Kenapa orang-orang menyebutnya tiga Cina anti Ahok? Saya tidak tahu. Kenapa mereka menggelarinya Raja Angkat Telor dan Dewa San Qi Ba (378) serta Dewi Kura-Kura Hitam? Saya tidak tahu!
Mencari pujian untuk mencuri kebajikan adalah perilaku orang tak bermoral. Orang-orang Tionghoa Indonesia tenang-tenang saja menghadapinya karena sudah tahu bahwa, “Mereka yang tidak tahu malu dirinya bikin malu memang tidak tahu malu,” itu sebabnya percuma dipermalukan apalagi ditegor.
Mengzi berkata, "Jadi orang tidak boleh tidak tahu malu!

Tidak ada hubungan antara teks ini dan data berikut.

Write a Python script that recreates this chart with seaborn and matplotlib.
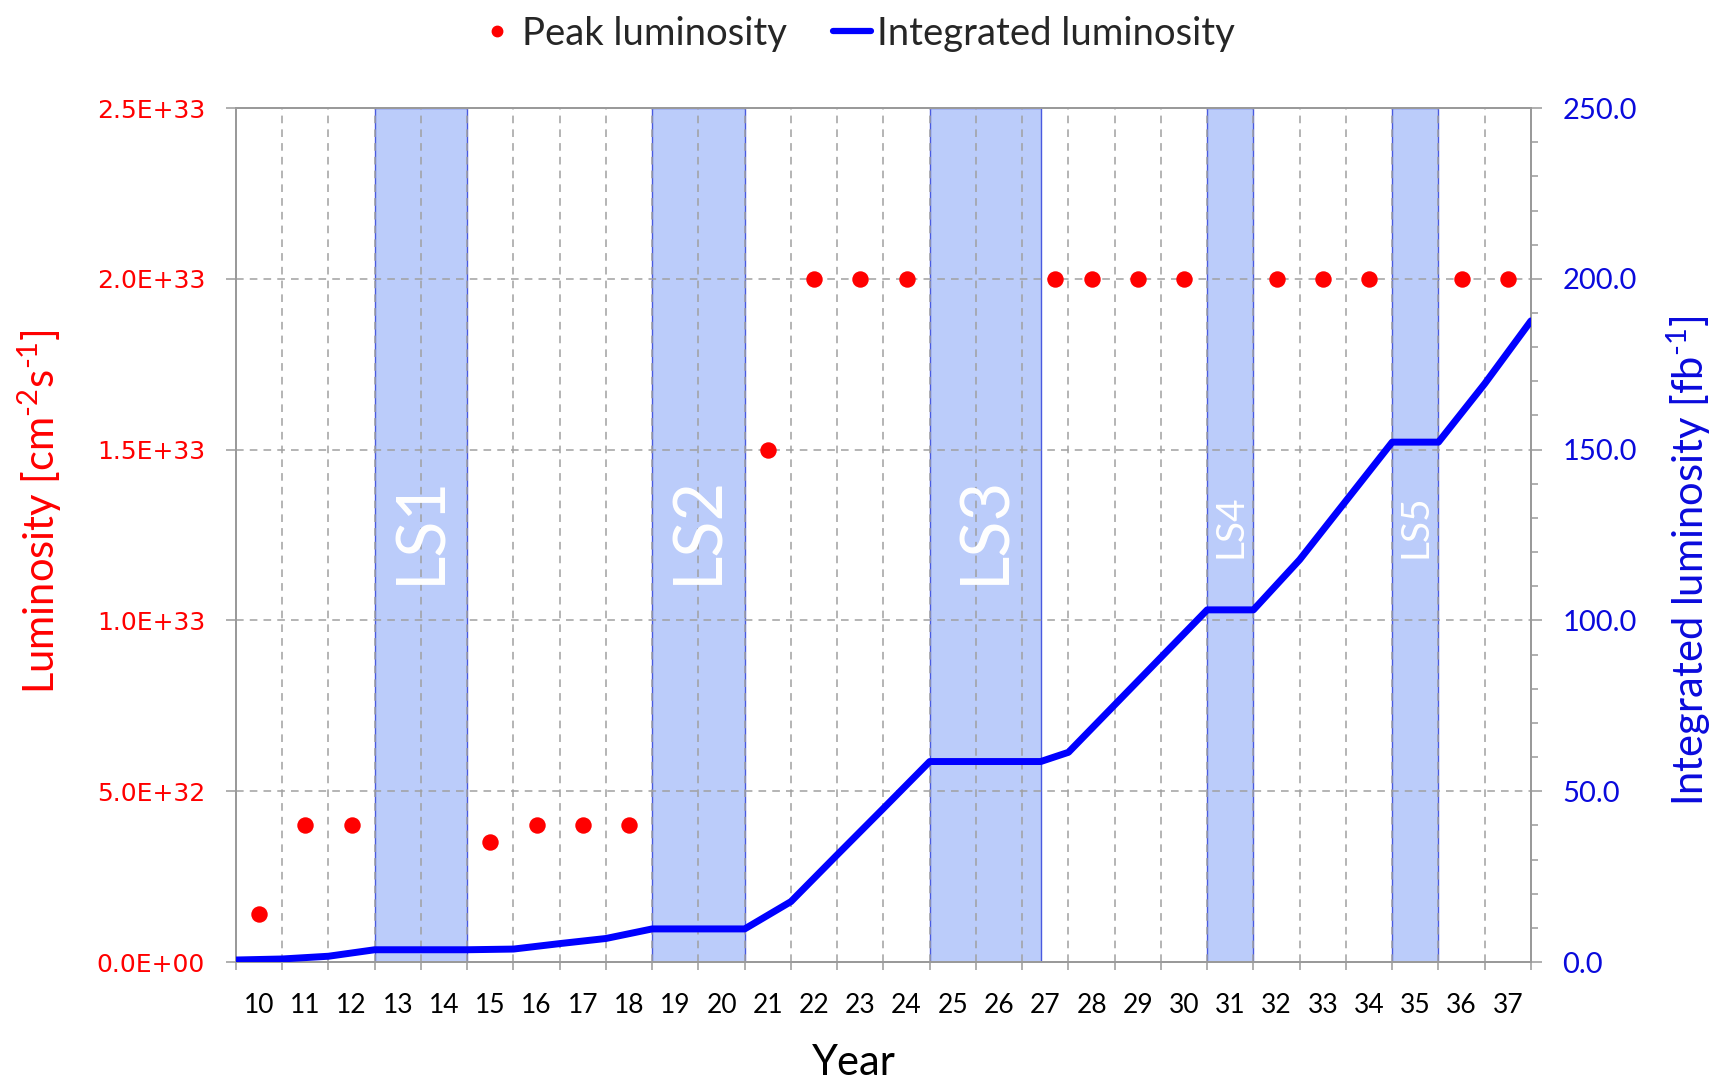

Mereka yang tidak tahu malu dirinya tidak tahu malu memang tidak tahu malu." Mengzi VII:6 - Jinxin shang
Raja Angkat Telor
Jauh sebelum Indonesia merdeka sampai hari ini 71 tahun Indonesia merdeka, tidak ada gerakan anti Tionghoa di Indonesia apalagi gerakan membenci orang Tionghoa. Sejarah mencatatnya dan kita semua tahu kebenarannya.
Sejak Indonesia merdeka, memang banyak penguasa dan politisi jahat, baik lokal maupun nasional, yang menggunakan politik diskriminasi rasial dan agama untuk berkuasa. Contohnya: Presiden harus orang Indonesia asli. Penguasa daerah harus putra daerah asli. Pejabat dan pegawai negeri harus orang daerah asli. Bla bla bla harus beragama anu.
Bukan hanya orang Tionghoa yang dijadikan sasaran teror dan kerusuhan namun orang Madura, Poso, Papua, Ambon dan lainnya juga menjadi sasaran. Itu sebabnya kita tidak merasa heran ketika Jaya Suprana memfitnah orang Tionghoa, “Akibat beberapa insan keturunan Tionghoa bersikap dan berperilaku layak dibenci maka seluruh warga keturunan Tionghoa di Indonesia dipukul-rata untuk dianggap layak dibenci”
Namun tahun 2015 yang lalu saya benar-benar kaget waktu Jaya Suprana menyatakan, “kebencian terhadap kaum Tionghoa di Indonesia belum lenyap. Kebencian masih hadir sebagai api dalam sekam yang setiap saat rawan membara, bahkan meledak menjadi huru-hara apabila ada alasan”
Syukurlah orang-orang pribumi Indonesia benar-benar murah hati. Itu sebabnya, atas ucapan ngaco-belonya, tidak ada yang menggeruduk rumahnya apalagi memboikot jamu produksi perusahaan keluarganya dengan tuduhan Jaya Suprana MENISTA pribumi Indonesia MEMBENCI dan MASIH membenci serta SIAP melakukan huru-hara melampiaskan KEBENCIAN-nya kepada orang Tionghoa indonesia.
Di acara ILC (Indonesia Lawyer Club) 11 Oktober 2016 yang lalu, Jaya Suprana mengaku dirinya sudah lama mempelajari tentang penistaan agama baik di Indonesia maupun di berbagai negara.
Selanjutnya dia memuji-muji orang Islam Indonesia memiliki peradapan yang paling tinggi karena waktu peristiwa penistaan agama di pulau seribu, tidak terjadi kekerasan di persada Nusantara ini. Itu sebabnya dia mengajak, “Mari kita bertepuk tangan kepada umat Islam Indonesia karena telah menjalin pengertian dan perselisihan paham melalui jalur yang adil dan beradab yaitu jalur hukum.”